> _WHAT YOU NEED TO DO_
Type out the complete listing below word for word, without its pictures.

___ RECORDS SHOWN ___

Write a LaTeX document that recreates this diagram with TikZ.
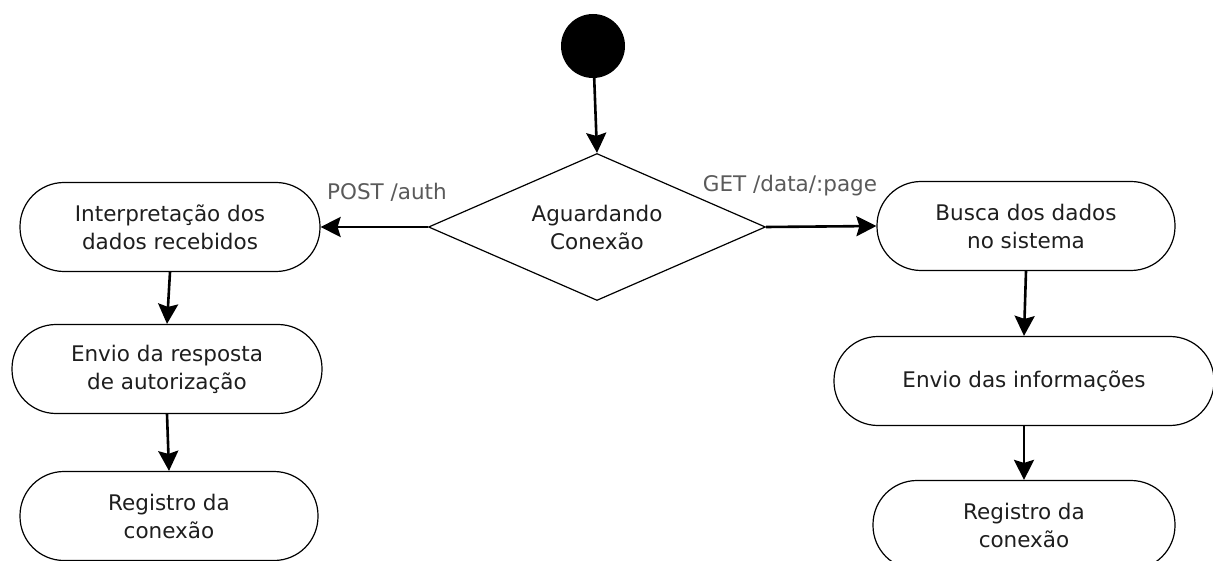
\documentclass[tikz,border=0pt]{standalone}
\usepackage{fontspec}
\setmainfont{DejaVu Sans}
\usetikzlibrary{shapes.geometric,arrows.meta}
\definecolor{txt}{HTML}{1E1E1E}
\definecolor{lbl}{HTML}{5A5A5A}
\begin{document}
\begin{tikzpicture}[x=1pt,y=-1pt,
  nodetext/.style={align=center,text=txt,font=\fontsize{21.5}{28}\selectfont},
  stadium/.style={draw=black,line width=1.2pt,rectangle,rounded corners=44pt,
    minimum height=89pt,nodetext},
  decision/.style={draw=black,line width=1.2pt,diamond,minimum width=337pt,
    minimum height=147pt,inner sep=0pt},
  flow/.style={line width=2.6pt,-{Stealth[length=20pt,width=20pt,inset=3pt]}},
  edgelabel/.style={text=lbl,font=\fontsize{21.5}{24}\selectfont}]
\useasboundingbox (0,0) rectangle (1213,561);
\clip (0,0) rectangle (1213,561);

% start state and decision
\node[circle,fill=black,minimum size=64pt,inner sep=0pt] (start) at (593,46) {};
\node[decision] (wait) at (597,227) {};
\node[nodetext] (waittext) at (wait.center) {Aguardando\\Conexão};

% POST branch
\node[stadium,minimum width=300pt] (interp) at (170,227) {Interpretação dos\\dados recebidos};
\node[stadium,minimum width=310pt] (resp) at (167,369) {Envio da resposta\\de autorização};
\node[stadium,minimum width=298pt] (regl) at (169,516) {Registro da\\conexão};

% GET branch
\node[stadium,minimum width=298pt] (busca) at (1026,226) {Busca dos dados\\no sistema};
\node[stadium,minimum width=380pt] (info) at (1024,381) {Envio das informações};
\node[stadium,minimum width=302pt] (regr) at (1024,525) {Registro da\\conexão};

% connectors
\draw[flow] (start) -- (wait.north);
\draw[flow] (wait.west) -- (interp.east);
\draw[flow] (wait.east) -- (busca.west);
\draw[flow] (interp.south) -- (resp.north);
\draw[flow] (resp.south) -- (regl.north);
\draw[flow] (busca.south) -- (info.north);
\draw[flow] (info.south) -- (regr.north);

% transition labels
\node[edgelabel] (postlbl) at (387,192) {POST /auth};
\node[edgelabel] (getlbl) at (790,186) {GET /data/:page};
\end{tikzpicture}
\end{document}
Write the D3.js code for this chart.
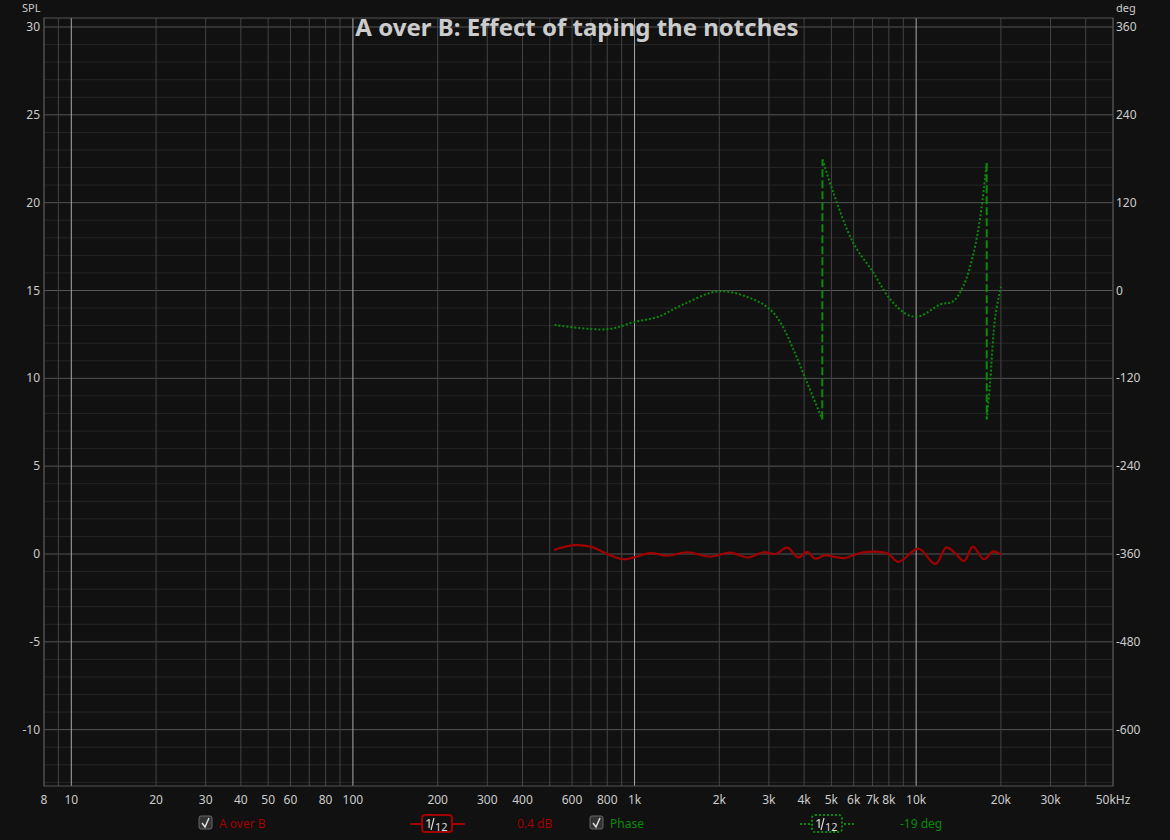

___

> _ANSWER FOR THIS EXERCISE_
Write a LaTeX document that recreates this diagram with TikZ.
\documentclass[tikz,border=0pt]{standalone}
\usepackage{fontspec}
\setmainfont{DejaVu Sans}
\usetikzlibrary{shapes.geometric,arrows.meta}
\definecolor{txt}{HTML}{1E1E1E}
\definecolor{lbl}{HTML}{5A5A5A}
\begin{document}
\begin{tikzpicture}[x=1pt,y=-1pt,
  nodetext/.style={align=center,text=txt,font=\fontsize{21.5}{28}\selectfont},
  stadium/.style={draw=black,line width=1.2pt,rectangle,rounded corners=44pt,
    minimum height=89pt,nodetext},
  decision/.style={draw=black,line width=1.2pt,diamond,minimum width=337pt,
    minimum height=147pt,inner sep=0pt},
  flow/.style={line width=2.6pt,-{Stealth[length=20pt,width=20pt,inset=3pt]}},
  edgelabel/.style={text=lbl,font=\fontsize{21.5}{24}\selectfont}]
\useasboundingbox (0,0) rectangle (1213,561);
\clip (0,0) rectangle (1213,561);

% start state and decision
\node[circle,fill=black,minimum size=64pt,inner sep=0pt] (start) at (593,46) {};
\node[decision] (wait) at (597,227) {};
\node[nodetext] (waittext) at (wait.center) {Aguardando\\Conexão};

% POST branch
\node[stadium,minimum width=300pt] (interp) at (170,227) {Interpretação dos\\dados recebidos};
\node[stadium,minimum width=310pt] (resp) at (167,369) {Envio da resposta\\de autorização};
\node[stadium,minimum width=298pt] (regl) at (169,516) {Registro da\\conexão};

% GET branch
\node[stadium,minimum width=298pt] (busca) at (1026,226) {Busca dos dados\\no sistema};
\node[stadium,minimum width=380pt] (info) at (1024,381) {Envio das informações};
\node[stadium,minimum width=302pt] (regr) at (1024,525) {Registro da\\conexão};

% connectors
\draw[flow] (start) -- (wait.north);
\draw[flow] (wait.west) -- (interp.east);
\draw[flow] (wait.east) -- (busca.west);
\draw[flow] (interp.south) -- (resp.north);
\draw[flow] (resp.south) -- (regl.north);
\draw[flow] (busca.south) -- (info.north);
\draw[flow] (info.south) -- (regr.north);

% transition labels
\node[edgelabel] (postlbl) at (387,192) {POST /auth};
\node[edgelabel] (getlbl) at (790,186) {GET /data/:page};
\end{tikzpicture}
\end{document}
Write the D3.js code for this chart.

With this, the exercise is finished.